If Hillary Clinton thought her long battle with U.S. Sen. Bernie Sanders (D-Vt.) for the Democratic Party presidential nomination was over, the Nevada state convention on Saturday was likely a harsh wake-up call.
Sanders' supporters haven't given up the fight—quite literally. In a fashion that follows the mainstream media narrative of a Donald Trump rally, when a group of Sanders delegates were removed from the convention, chaos—and violence—ensued.
Upset that 64 of their fellow Sanders supporters were refused access to the convention on administrative grounds, the rest became disruptive. At one point, they booed U.S. Sen. Barbara Boxer (D-Calif.), who was invited as the keynote speaker.
"If you're booing me, you're booing Bernie Sanders," she said to those booing her speech. "Go ahead, boo yourselves out of this election."
The real problems started when state chairwoman and Democratic National Committee executive committee member Roberta Lange refused to reconsider the delegates.
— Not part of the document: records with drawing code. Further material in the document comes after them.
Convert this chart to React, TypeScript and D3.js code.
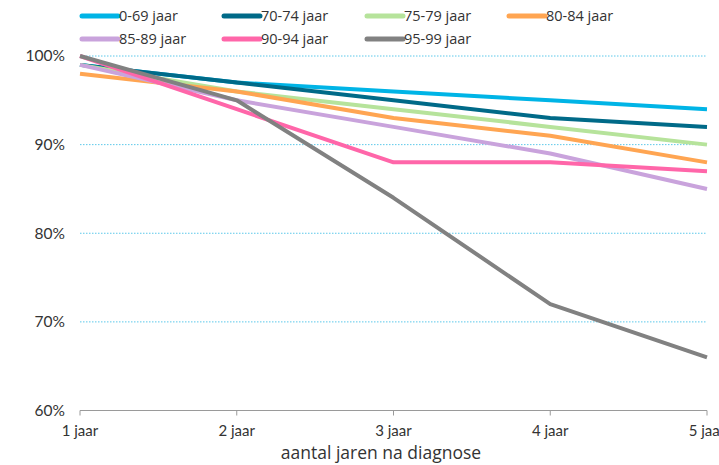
import React from "react";
import * as d3 from "d3";

const categories = ["1 jaar", "2 jaar", "3 jaar", "4 jaar", "5 jaar"];
const seriesNames = ["0-69 jaar", "70-74 jaar", "75-79 jaar", "80-84 jaar", "85-89 jaar", "90-94 jaar", "95-99 jaar"];
const seriesColors = ["#00b4e6", "#006a88", "#b6e39b", "#ffa552", "#c9a3dc", "#ff66a9", "#818181"];
const s0_69 = [99, 97, 96, 95, 94];
const s70_74 = [99, 97, 95, 93, 92];
const s75_79 = [99, 96, 94, 92, 90];
const s80_84 = [98, 96, 93, 91, 88];
const s85_89 = [99, 95, 92, 89, 85];
const s90_94 = [100, 94, 88, 88, 87];
const s95_99 = [100, 95, 84, 72, 66];
const seriesValues = [s0_69, s70_74, s75_79, s80_84, s85_89, s90_94, s95_99];
const yTicks = [60, 70, 80, 90, 100];

export default function App() {
  const W = 719, H = 465;
  const x = d3.scalePoint<string>().domain(categories).range([80, 707]);
  const y = d3.scaleLinear().domain([60, 100]).range([410.5, 56]);
  const line = d3
    .line<number>()
    .x((_, i) => x(categories[i]) as number)
    .y((d) => y(d));
  const tickFont = "Lato, sans-serif";
  const textFont = "'Open Sans', sans-serif";
  const legendCols = [82, 224, 367, 509];
  const legendRows = [16, 39];

  return (
    <svg width={W} height={H} style={{ position: "absolute", left: 0, top: 0, background: "#fff" }}>
      {yTicks.filter((t) => t !== 60).map((t) => (
        <line key={t} x1={80} x2={707} y1={y(t)} y2={y(t)} stroke="#5cc8ea" strokeWidth={1} strokeDasharray="1.5 1.5" />
      ))}
      {yTicks.map((t) => (
        <text key={"l" + t} x={65} y={y(t)} dy="0.35em" textAnchor="end" fontSize={15.5} fill="#333" fontFamily={tickFont}>
          {t}%
        </text>
      ))}
      <line x1={80} x2={707} y1={y(60)} y2={y(60)} stroke="#9a9a9a" strokeWidth={1} />
      {categories.map((c) => (
        <g key={c}>
          <line x1={x(c)} x2={x(c)} y1={y(60)} y2={y(60) + 5} stroke="#9a9a9a" strokeWidth={1} />
          <text x={x(c)} y={436} textAnchor="middle" fontSize={15} fill="#333" fontFamily={tickFont}>
            {c}
          </text>
        </g>
      ))}
      <text x={381} y={458.5} textAnchor="middle" fontSize={17.5} fill="#333" fontFamily={textFont}>
        aantal jaren na diagnose
      </text>
      {seriesValues.map((vals, i) => (
        <path key={seriesNames[i]} d={line(vals) || ""} fill="none" stroke={seriesColors[i]} strokeWidth={4} strokeLinejoin="round" />
      ))}
      {seriesNames.map((name, i) => {
        const col = i < 4 ? i : i - 4;
        const row = i < 4 ? 0 : 1;
        const lx = legendCols[col];
        const ly = legendRows[row];
        return (
          <g key={"lg" + name}>
            <line x1={lx} x2={lx + 36} y1={ly} y2={ly} stroke={seriesColors[i]} strokeWidth={5} strokeLinecap="round" />
            <text x={lx + 37} y={ly} dy="0.35em" fontSize={14.5} fill="#333" fontFamily={textFont}>
              {name}
            </text>
          </g>
        );
      })}
    </svg>
  );
}
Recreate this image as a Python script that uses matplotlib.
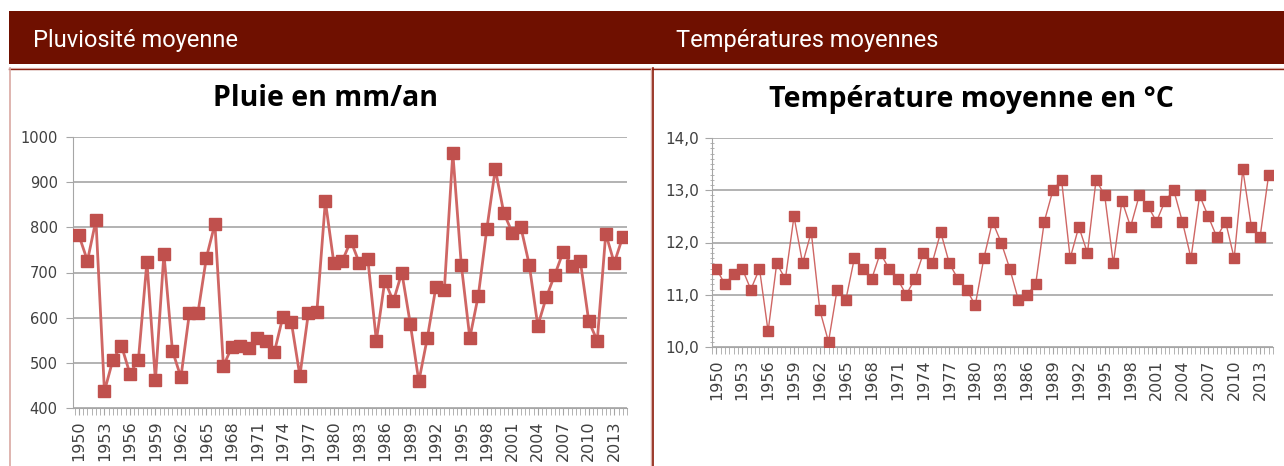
import matplotlib
matplotlib.use("Agg")
import matplotlib.pyplot as plt
from matplotlib.patches import Rectangle
from matplotlib.lines import Line2D
from matplotlib.ticker import MultipleLocator, FixedLocator

years = list(range(1950, 2015))
rain_mm = [782, 726, 816, 437, 507, 538, 476, 507, 724, 461,
           742, 527, 468, 610, 610, 733, 808, 493, 535, 538,
           532, 554, 549, 524, 602, 590, 471, 610, 613, 858,
           721, 726, 770, 721, 729, 549, 682, 636, 700, 586,
           459, 555, 667, 661, 965, 717, 555, 649, 796, 929,
           832, 788, 801, 717, 582, 645, 695, 746, 715, 726,
           592, 549, 786, 721, 779]
temp_c = [11.5, 11.2, 11.4, 11.5, 11.1, 11.5, 10.3, 11.6, 11.3, 12.5,
          11.6, 12.2, 10.7, 10.1, 11.1, 10.9, 11.7, 11.5, 11.3, 11.8,
          11.5, 11.3, 11.0, 11.3, 11.8, 11.6, 12.2, 11.6, 11.3, 11.1,
          10.8, 11.7, 12.4, 12.0, 11.5, 10.9, 11.0, 11.2, 12.4, 13.0,
          13.2, 11.7, 12.3, 11.8, 13.2, 12.9, 11.6, 12.8, 12.3, 12.9,
          12.7, 12.4, 12.8, 13.0, 12.4, 11.7, 12.9, 12.5, 12.1, 12.4,
          11.7, 13.4, 12.3, 12.1, 13.3]
tick_years = list(range(1950, 2015, 3))
rain_ticks = [400, 500, 600, 700, 800, 900, 1000]
temp_ticks = [10, 11, 12, 13, 14]
temp_labels = ["10,0", "11,0", "12,0", "13,0", "14,0"]

plt.rcParams["font.family"] = ["DejaVu Sans"]

W, H = 1284, 466
fig = plt.figure(figsize=(W / 100, H / 100), dpi=100)
fig.patch.set_facecolor("white")

def rect(x0, y0, x1, y1):
    return [x0 / W, 1 - y1 / H, (x1 - x0) / W, (y1 - y0) / H]

HEAD = "#6f1000"
# header bar
fig.patches.append(Rectangle((9 / W, 1 - 64 / H), (W - 9) / W, 53 / H,
                             transform=fig.transFigure, facecolor=HEAD,
                             edgecolor="none"))
fig.text(33 / W, 1 - 40 / H, "Pluviosité moyenne", color="white",
         fontsize=17, family="Roboto", va="center", ha="left")
fig.text(676 / W, 1 - 40 / H, "Températures moyennes", color="white",
         fontsize=17, family="Roboto", va="center", ha="left")

# panel borders
def fline(xs, ys, color, lw):
    fig.lines.append(Line2D([x / W for x in xs], [1 - y / H for y in ys],
                            transform=fig.transFigure, color=color, lw=lw))

fline([9, W], [67.5, 67.5], "#e8c8c4", 1.0)
fline([9, W], [68.5, 68.5], "#8b2010", 1.0)
fline([10, 10], [68, H], "#d9a8a2", 1.2)
fline([651, 651], [68, H], "#d9b0aa", 1.0)
fline([652.8, 652.8], [68, H], "#8b1a08", 1.2)

MK = "#c0504d"
LN = "#cf6664"
TXT = "#404040"
GRID = "#a6a6a6"

def style(ax, xlim):
    ax.set_xlim(*xlim)
    for s in ["top", "right"]:
        ax.spines[s].set_visible(False)
    ax.spines["left"].set_color(GRID)
    ax.spines["bottom"].set_color(GRID)
    ax.yaxis.grid(True, color=GRID, lw=1.2)
    ax.set_axisbelow(True)
    ax.xaxis.set_major_locator(FixedLocator(tick_years))
    ax.set_xticklabels([str(y) for y in tick_years], rotation=90,
                       fontsize=11.5, color=TXT)
    ax.xaxis.set_minor_locator(MultipleLocator(0.5))
    ax.tick_params(axis="x", which="both", length=5, color=GRID, pad=4)
    ax.tick_params(axis="y", colors=TXT, labelsize=10.5, color=GRID, length=5)

# left chart
ax1 = fig.add_axes(rect(73, 137, 627, 408))
ax1.plot(years, rain_mm, color=LN, lw=2.0, marker="s", markersize=8,
         markerfacecolor=MK, markeredgecolor=MK, zorder=3)
ax1.set_ylim(400, 1000)
ax1.set_yticks(rain_ticks)
ax1.set_yticklabels([str(v) for v in rain_ticks])
style(ax1, (1949.3, 2014.5))
ax1.tick_params(axis="y", pad=6)
fig.text(326 / W, 1 - 99 / H, "Pluie en mm/an", fontsize=20.5,
         fontweight="bold", family="Open Sans", ha="center", va="center",
         color="black")

# right chart
ax2 = fig.add_axes(rect(712, 138, 1273, 347))
ax2.plot(years, temp_c, color=LN, lw=1.0, marker="s", markersize=7.5,
         markerfacecolor=MK, markeredgecolor=MK, zorder=3)
ax2.set_ylim(10, 14)
ax2.yaxis.set_minor_locator(MultipleLocator(0.1))
ax2.set_yticks(temp_ticks)
ax2.set_yticklabels(temp_labels)
style(ax2, (1949.5, 2014.5))
ax2.tick_params(axis="y", which="minor", length=3, color=GRID,
                direction="inout")
ax2.tick_params(axis="y", which="major", pad=4, labelsize=11)
fig.text(971 / W, 1 - 99 / H, "Température moyenne en °C", fontsize=20.5,
         fontweight="bold", family="Open Sans", ha="center", va="center",
         color="black")

fig.savefig("out.png", dpi=100)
While Sanders supporters were attempting to get their fellow delegates reinstated and a recount taken for the official delegates to the national convention, Lange immediately adjourned the meeting and fled.
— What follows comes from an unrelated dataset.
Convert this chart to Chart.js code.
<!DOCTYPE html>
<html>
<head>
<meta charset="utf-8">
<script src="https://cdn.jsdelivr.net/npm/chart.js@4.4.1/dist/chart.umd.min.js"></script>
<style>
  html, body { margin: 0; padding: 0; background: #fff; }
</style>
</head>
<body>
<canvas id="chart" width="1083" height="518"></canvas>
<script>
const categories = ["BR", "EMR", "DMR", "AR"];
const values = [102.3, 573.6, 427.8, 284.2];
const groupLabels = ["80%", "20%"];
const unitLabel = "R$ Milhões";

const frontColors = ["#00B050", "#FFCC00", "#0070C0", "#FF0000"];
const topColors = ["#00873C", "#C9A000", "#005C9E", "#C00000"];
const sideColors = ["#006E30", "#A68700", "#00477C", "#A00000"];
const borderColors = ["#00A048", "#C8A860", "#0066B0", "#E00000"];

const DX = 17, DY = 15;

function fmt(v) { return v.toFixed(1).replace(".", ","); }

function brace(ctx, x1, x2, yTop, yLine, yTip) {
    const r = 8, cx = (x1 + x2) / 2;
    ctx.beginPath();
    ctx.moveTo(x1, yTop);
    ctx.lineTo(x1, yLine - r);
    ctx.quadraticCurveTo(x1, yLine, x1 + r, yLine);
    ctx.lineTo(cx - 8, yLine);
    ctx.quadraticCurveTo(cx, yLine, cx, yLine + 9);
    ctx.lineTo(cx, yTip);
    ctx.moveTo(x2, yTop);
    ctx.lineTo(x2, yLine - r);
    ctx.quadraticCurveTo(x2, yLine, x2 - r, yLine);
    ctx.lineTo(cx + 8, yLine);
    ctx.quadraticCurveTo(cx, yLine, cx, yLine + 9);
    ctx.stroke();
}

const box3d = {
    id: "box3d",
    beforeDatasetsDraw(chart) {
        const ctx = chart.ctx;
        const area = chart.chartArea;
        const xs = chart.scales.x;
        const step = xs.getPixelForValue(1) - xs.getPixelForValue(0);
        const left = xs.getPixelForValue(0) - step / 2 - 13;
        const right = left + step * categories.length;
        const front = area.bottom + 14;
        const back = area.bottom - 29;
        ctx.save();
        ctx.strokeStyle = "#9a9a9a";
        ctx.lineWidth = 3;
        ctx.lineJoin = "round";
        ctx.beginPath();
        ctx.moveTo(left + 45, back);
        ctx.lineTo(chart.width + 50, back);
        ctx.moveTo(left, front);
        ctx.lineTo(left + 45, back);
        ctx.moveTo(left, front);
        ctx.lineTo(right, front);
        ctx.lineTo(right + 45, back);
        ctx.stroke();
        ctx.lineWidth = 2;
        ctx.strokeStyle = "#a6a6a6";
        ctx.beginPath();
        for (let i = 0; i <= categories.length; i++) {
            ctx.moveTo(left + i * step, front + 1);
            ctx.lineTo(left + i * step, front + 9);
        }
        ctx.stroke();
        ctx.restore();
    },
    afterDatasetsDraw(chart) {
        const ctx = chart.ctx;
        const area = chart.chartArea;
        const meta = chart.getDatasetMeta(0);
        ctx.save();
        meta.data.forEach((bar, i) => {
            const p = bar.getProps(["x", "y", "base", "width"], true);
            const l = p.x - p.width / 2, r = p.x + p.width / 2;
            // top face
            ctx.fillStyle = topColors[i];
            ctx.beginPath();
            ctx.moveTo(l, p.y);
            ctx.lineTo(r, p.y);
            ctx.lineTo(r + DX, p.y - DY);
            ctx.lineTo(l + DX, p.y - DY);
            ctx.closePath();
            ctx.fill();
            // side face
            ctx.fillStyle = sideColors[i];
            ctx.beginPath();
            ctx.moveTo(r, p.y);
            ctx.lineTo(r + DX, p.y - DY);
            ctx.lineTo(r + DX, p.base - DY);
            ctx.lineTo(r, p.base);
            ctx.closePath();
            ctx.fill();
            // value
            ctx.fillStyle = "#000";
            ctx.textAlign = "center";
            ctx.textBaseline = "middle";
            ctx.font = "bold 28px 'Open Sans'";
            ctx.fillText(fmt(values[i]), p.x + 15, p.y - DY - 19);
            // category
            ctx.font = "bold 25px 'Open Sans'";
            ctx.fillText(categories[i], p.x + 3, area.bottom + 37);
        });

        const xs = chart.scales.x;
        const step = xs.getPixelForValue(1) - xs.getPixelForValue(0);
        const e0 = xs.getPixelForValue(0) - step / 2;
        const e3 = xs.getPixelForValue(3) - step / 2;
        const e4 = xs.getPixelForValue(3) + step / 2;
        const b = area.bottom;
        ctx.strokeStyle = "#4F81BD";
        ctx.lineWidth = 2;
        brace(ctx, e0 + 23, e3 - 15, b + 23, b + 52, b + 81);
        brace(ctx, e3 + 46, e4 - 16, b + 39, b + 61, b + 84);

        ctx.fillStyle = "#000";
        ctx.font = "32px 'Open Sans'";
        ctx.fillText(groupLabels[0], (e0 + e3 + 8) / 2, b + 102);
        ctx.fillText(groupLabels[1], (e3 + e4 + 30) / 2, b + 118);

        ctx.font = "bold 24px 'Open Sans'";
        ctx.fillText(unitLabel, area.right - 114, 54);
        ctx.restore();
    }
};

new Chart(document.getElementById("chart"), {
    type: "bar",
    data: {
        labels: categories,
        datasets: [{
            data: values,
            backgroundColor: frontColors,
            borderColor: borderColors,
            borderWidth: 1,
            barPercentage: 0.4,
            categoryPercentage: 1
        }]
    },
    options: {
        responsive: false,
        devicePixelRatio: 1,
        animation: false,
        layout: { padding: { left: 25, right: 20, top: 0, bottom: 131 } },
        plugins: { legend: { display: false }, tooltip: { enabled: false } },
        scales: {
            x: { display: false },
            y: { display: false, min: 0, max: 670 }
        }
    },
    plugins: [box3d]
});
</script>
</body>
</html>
The room quickly filled with hotel security and armed law enforcement from the Las Vegas Sheriff's Department. And when efforts to get the Sanders supporters to leave failed, a few physical altercations took place.
Several Sanders supporters documented the happenings, both with live video on Facebook, as well as Periscope. Afterward, however, Nevada party officials claimed the delegates were not seated because they had not properly registered and/or refused to provide proper identification.
They resat six of the 64, once they provided proper identification information.
The state party officials also refuted claims by Sanders' supporters that the meeting was conducted unfairly or illegally. The rules established by the state rules committee were followed, they said.
In the end, Hillary Clinton won 20 of the 35 pledged delegates available in Nevada. That was the projected total based on the precinct-level caucus results back in February. Clinton has also picked up the support of four of the state's eight "superdelegates," while three remain uncommitted at this time.
Although the final tally does little to change the delegate math going into Tuesday's contests in Kentucky and Oregon, it does shed more light on the level of dissatisfaction many Democrats have with their likely presidential nominee.